# GIVEN REQUEST:
Write out the material again word for word, dropping any images it holds.
-=-=-
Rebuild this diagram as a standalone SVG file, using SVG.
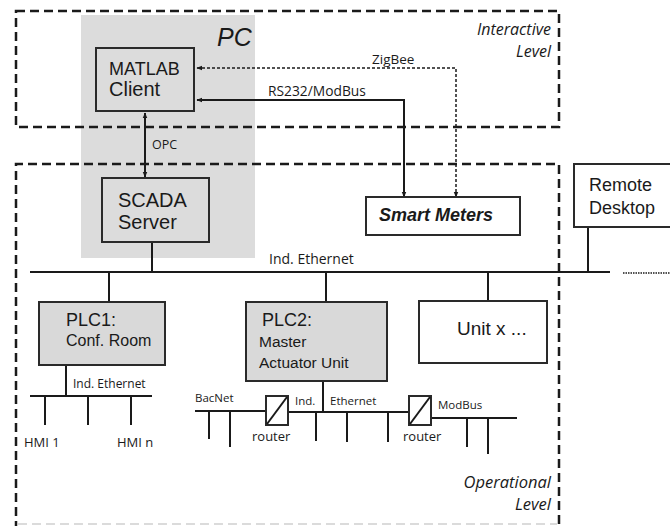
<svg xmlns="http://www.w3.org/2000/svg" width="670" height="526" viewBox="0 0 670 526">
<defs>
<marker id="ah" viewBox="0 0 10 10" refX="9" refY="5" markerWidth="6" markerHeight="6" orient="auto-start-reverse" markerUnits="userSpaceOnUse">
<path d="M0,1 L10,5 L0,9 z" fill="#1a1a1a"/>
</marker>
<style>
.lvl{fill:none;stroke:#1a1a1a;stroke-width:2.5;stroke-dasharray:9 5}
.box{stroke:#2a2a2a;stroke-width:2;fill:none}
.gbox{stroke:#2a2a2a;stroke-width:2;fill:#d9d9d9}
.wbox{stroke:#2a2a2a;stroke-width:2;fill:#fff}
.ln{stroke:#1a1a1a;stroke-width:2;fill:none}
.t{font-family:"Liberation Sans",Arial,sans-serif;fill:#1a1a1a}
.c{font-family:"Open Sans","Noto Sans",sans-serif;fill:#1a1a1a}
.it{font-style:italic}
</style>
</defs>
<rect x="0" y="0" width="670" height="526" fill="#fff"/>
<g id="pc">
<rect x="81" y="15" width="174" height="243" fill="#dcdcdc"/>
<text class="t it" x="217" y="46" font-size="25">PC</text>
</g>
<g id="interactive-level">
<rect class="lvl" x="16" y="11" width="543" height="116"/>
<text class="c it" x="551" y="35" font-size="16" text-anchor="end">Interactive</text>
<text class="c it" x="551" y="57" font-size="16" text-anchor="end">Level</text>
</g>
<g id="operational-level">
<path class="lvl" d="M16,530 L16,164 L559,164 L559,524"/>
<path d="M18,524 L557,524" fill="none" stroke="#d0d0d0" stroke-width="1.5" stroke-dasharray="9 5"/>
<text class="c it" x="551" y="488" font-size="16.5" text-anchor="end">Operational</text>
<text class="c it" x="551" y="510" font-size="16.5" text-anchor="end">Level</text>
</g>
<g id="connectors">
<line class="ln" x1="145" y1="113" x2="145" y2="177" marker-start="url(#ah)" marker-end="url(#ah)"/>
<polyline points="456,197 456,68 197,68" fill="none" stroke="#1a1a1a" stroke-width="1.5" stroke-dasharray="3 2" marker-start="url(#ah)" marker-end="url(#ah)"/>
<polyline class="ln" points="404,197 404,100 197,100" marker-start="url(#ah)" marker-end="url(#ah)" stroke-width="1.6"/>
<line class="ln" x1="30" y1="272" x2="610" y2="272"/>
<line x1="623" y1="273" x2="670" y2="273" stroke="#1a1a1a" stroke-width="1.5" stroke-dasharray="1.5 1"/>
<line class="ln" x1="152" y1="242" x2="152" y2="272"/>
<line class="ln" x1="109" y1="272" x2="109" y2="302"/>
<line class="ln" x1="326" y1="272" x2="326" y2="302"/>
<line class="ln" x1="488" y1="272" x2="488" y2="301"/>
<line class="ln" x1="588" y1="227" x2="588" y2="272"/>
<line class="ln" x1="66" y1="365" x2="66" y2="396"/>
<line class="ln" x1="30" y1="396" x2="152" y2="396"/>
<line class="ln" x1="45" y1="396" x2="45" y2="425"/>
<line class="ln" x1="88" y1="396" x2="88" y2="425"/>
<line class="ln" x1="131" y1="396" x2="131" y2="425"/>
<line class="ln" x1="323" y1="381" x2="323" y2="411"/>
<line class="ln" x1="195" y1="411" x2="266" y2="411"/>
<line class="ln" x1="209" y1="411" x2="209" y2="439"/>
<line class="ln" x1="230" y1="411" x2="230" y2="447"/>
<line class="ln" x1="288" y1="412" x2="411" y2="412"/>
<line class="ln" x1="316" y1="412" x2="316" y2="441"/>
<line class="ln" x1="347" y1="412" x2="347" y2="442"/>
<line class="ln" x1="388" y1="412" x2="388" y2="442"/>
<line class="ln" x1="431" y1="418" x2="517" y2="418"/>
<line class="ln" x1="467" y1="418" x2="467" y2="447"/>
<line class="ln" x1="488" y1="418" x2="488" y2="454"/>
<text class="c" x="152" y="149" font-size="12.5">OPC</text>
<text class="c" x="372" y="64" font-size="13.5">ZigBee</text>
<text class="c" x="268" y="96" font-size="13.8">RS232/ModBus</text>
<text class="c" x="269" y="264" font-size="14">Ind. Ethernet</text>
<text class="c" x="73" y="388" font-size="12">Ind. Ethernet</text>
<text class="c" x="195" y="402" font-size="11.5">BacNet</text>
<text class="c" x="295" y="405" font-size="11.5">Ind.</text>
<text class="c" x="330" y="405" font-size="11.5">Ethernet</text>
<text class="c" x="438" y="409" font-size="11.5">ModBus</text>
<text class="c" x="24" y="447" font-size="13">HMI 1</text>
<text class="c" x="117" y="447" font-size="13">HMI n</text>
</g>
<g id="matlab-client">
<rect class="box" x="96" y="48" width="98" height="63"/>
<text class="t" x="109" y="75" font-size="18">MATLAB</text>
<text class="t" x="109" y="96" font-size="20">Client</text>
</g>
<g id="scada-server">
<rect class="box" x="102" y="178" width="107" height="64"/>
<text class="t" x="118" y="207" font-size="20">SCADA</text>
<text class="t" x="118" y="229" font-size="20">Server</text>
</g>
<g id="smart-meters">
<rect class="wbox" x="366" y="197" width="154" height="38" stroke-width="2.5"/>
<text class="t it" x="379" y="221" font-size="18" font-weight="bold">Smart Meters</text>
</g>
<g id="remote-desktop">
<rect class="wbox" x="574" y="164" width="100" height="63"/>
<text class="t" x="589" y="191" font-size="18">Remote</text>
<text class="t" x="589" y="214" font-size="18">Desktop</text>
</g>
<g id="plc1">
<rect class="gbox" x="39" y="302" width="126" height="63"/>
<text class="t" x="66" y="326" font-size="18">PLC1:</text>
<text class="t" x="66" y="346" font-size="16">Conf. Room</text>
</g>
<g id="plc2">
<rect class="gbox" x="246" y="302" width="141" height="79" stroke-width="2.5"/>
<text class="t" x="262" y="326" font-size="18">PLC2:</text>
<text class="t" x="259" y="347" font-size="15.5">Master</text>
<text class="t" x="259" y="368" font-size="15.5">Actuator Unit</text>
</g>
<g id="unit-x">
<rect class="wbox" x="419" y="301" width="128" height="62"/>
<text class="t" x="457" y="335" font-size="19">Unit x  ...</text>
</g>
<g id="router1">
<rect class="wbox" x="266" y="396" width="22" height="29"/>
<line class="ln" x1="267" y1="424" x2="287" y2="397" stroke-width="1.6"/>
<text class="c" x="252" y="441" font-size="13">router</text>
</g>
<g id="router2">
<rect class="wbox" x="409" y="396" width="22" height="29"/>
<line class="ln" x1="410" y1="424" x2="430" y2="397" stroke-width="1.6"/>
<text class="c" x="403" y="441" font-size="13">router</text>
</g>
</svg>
-=-=-
# TASK ANSWER:
Rebuild this diagram as a standalone SVG file, using SVG.
<svg xmlns="http://www.w3.org/2000/svg" width="670" height="526" viewBox="0 0 670 526">
<defs>
<marker id="ah" viewBox="0 0 10 10" refX="9" refY="5" markerWidth="6" markerHeight="6" orient="auto-start-reverse" markerUnits="userSpaceOnUse">
<path d="M0,1 L10,5 L0,9 z" fill="#1a1a1a"/>
</marker>
<style>
.lvl{fill:none;stroke:#1a1a1a;stroke-width:2.5;stroke-dasharray:9 5}
.box{stroke:#2a2a2a;stroke-width:2;fill:none}
.gbox{stroke:#2a2a2a;stroke-width:2;fill:#d9d9d9}
.wbox{stroke:#2a2a2a;stroke-width:2;fill:#fff}
.ln{stroke:#1a1a1a;stroke-width:2;fill:none}
.t{font-family:"Liberation Sans",Arial,sans-serif;fill:#1a1a1a}
.c{font-family:"Open Sans","Noto Sans",sans-serif;fill:#1a1a1a}
.it{font-style:italic}
</style>
</defs>
<rect x="0" y="0" width="670" height="526" fill="#fff"/>
<g id="pc">
<rect x="81" y="15" width="174" height="243" fill="#dcdcdc"/>
<text class="t it" x="217" y="46" font-size="25">PC</text>
</g>
<g id="interactive-level">
<rect class="lvl" x="16" y="11" width="543" height="116"/>
<text class="c it" x="551" y="35" font-size="16" text-anchor="end">Interactive</text>
<text class="c it" x="551" y="57" font-size="16" text-anchor="end">Level</text>
</g>
<g id="operational-level">
<path class="lvl" d="M16,530 L16,164 L559,164 L559,524"/>
<path d="M18,524 L557,524" fill="none" stroke="#d0d0d0" stroke-width="1.5" stroke-dasharray="9 5"/>
<text class="c it" x="551" y="488" font-size="16.5" text-anchor="end">Operational</text>
<text class="c it" x="551" y="510" font-size="16.5" text-anchor="end">Level</text>
</g>
<g id="connectors">
<line class="ln" x1="145" y1="113" x2="145" y2="177" marker-start="url(#ah)" marker-end="url(#ah)"/>
<polyline points="456,197 456,68 197,68" fill="none" stroke="#1a1a1a" stroke-width="1.5" stroke-dasharray="3 2" marker-start="url(#ah)" marker-end="url(#ah)"/>
<polyline class="ln" points="404,197 404,100 197,100" marker-start="url(#ah)" marker-end="url(#ah)" stroke-width="1.6"/>
<line class="ln" x1="30" y1="272" x2="610" y2="272"/>
<line x1="623" y1="273" x2="670" y2="273" stroke="#1a1a1a" stroke-width="1.5" stroke-dasharray="1.5 1"/>
<line class="ln" x1="152" y1="242" x2="152" y2="272"/>
<line class="ln" x1="109" y1="272" x2="109" y2="302"/>
<line class="ln" x1="326" y1="272" x2="326" y2="302"/>
<line class="ln" x1="488" y1="272" x2="488" y2="301"/>
<line class="ln" x1="588" y1="227" x2="588" y2="272"/>
<line class="ln" x1="66" y1="365" x2="66" y2="396"/>
<line class="ln" x1="30" y1="396" x2="152" y2="396"/>
<line class="ln" x1="45" y1="396" x2="45" y2="425"/>
<line class="ln" x1="88" y1="396" x2="88" y2="425"/>
<line class="ln" x1="131" y1="396" x2="131" y2="425"/>
<line class="ln" x1="323" y1="381" x2="323" y2="411"/>
<line class="ln" x1="195" y1="411" x2="266" y2="411"/>
<line class="ln" x1="209" y1="411" x2="209" y2="439"/>
<line class="ln" x1="230" y1="411" x2="230" y2="447"/>
<line class="ln" x1="288" y1="412" x2="411" y2="412"/>
<line class="ln" x1="316" y1="412" x2="316" y2="441"/>
<line class="ln" x1="347" y1="412" x2="347" y2="442"/>
<line class="ln" x1="388" y1="412" x2="388" y2="442"/>
<line class="ln" x1="431" y1="418" x2="517" y2="418"/>
<line class="ln" x1="467" y1="418" x2="467" y2="447"/>
<line class="ln" x1="488" y1="418" x2="488" y2="454"/>
<text class="c" x="152" y="149" font-size="12.5">OPC</text>
<text class="c" x="372" y="64" font-size="13.5">ZigBee</text>
<text class="c" x="268" y="96" font-size="13.8">RS232/ModBus</text>
<text class="c" x="269" y="264" font-size="14">Ind. Ethernet</text>
<text class="c" x="73" y="388" font-size="12">Ind. Ethernet</text>
<text class="c" x="195" y="402" font-size="11.5">BacNet</text>
<text class="c" x="295" y="405" font-size="11.5">Ind.</text>
<text class="c" x="330" y="405" font-size="11.5">Ethernet</text>
<text class="c" x="438" y="409" font-size="11.5">ModBus</text>
<text class="c" x="24" y="447" font-size="13">HMI 1</text>
<text class="c" x="117" y="447" font-size="13">HMI n</text>
</g>
<g id="matlab-client">
<rect class="box" x="96" y="48" width="98" height="63"/>
<text class="t" x="109" y="75" font-size="18">MATLAB</text>
<text class="t" x="109" y="96" font-size="20">Client</text>
</g>
<g id="scada-server">
<rect class="box" x="102" y="178" width="107" height="64"/>
<text class="t" x="118" y="207" font-size="20">SCADA</text>
<text class="t" x="118" y="229" font-size="20">Server</text>
</g>
<g id="smart-meters">
<rect class="wbox" x="366" y="197" width="154" height="38" stroke-width="2.5"/>
<text class="t it" x="379" y="221" font-size="18" font-weight="bold">Smart Meters</text>
</g>
<g id="remote-desktop">
<rect class="wbox" x="574" y="164" width="100" height="63"/>
<text class="t" x="589" y="191" font-size="18">Remote</text>
<text class="t" x="589" y="214" font-size="18">Desktop</text>
</g>
<g id="plc1">
<rect class="gbox" x="39" y="302" width="126" height="63"/>
<text class="t" x="66" y="326" font-size="18">PLC1:</text>
<text class="t" x="66" y="346" font-size="16">Conf. Room</text>
</g>
<g id="plc2">
<rect class="gbox" x="246" y="302" width="141" height="79" stroke-width="2.5"/>
<text class="t" x="262" y="326" font-size="18">PLC2:</text>
<text class="t" x="259" y="347" font-size="15.5">Master</text>
<text class="t" x="259" y="368" font-size="15.5">Actuator Unit</text>
</g>
<g id="unit-x">
<rect class="wbox" x="419" y="301" width="128" height="62"/>
<text class="t" x="457" y="335" font-size="19">Unit x  ...</text>
</g>
<g id="router1">
<rect class="wbox" x="266" y="396" width="22" height="29"/>
<line class="ln" x1="267" y1="424" x2="287" y2="397" stroke-width="1.6"/>
<text class="c" x="252" y="441" font-size="13">router</text>
</g>
<g id="router2">
<rect class="wbox" x="409" y="396" width="22" height="29"/>
<line class="ln" x1="410" y1="424" x2="430" y2="397" stroke-width="1.6"/>
<text class="c" x="403" y="441" font-size="13">router</text>
</g>
</svg>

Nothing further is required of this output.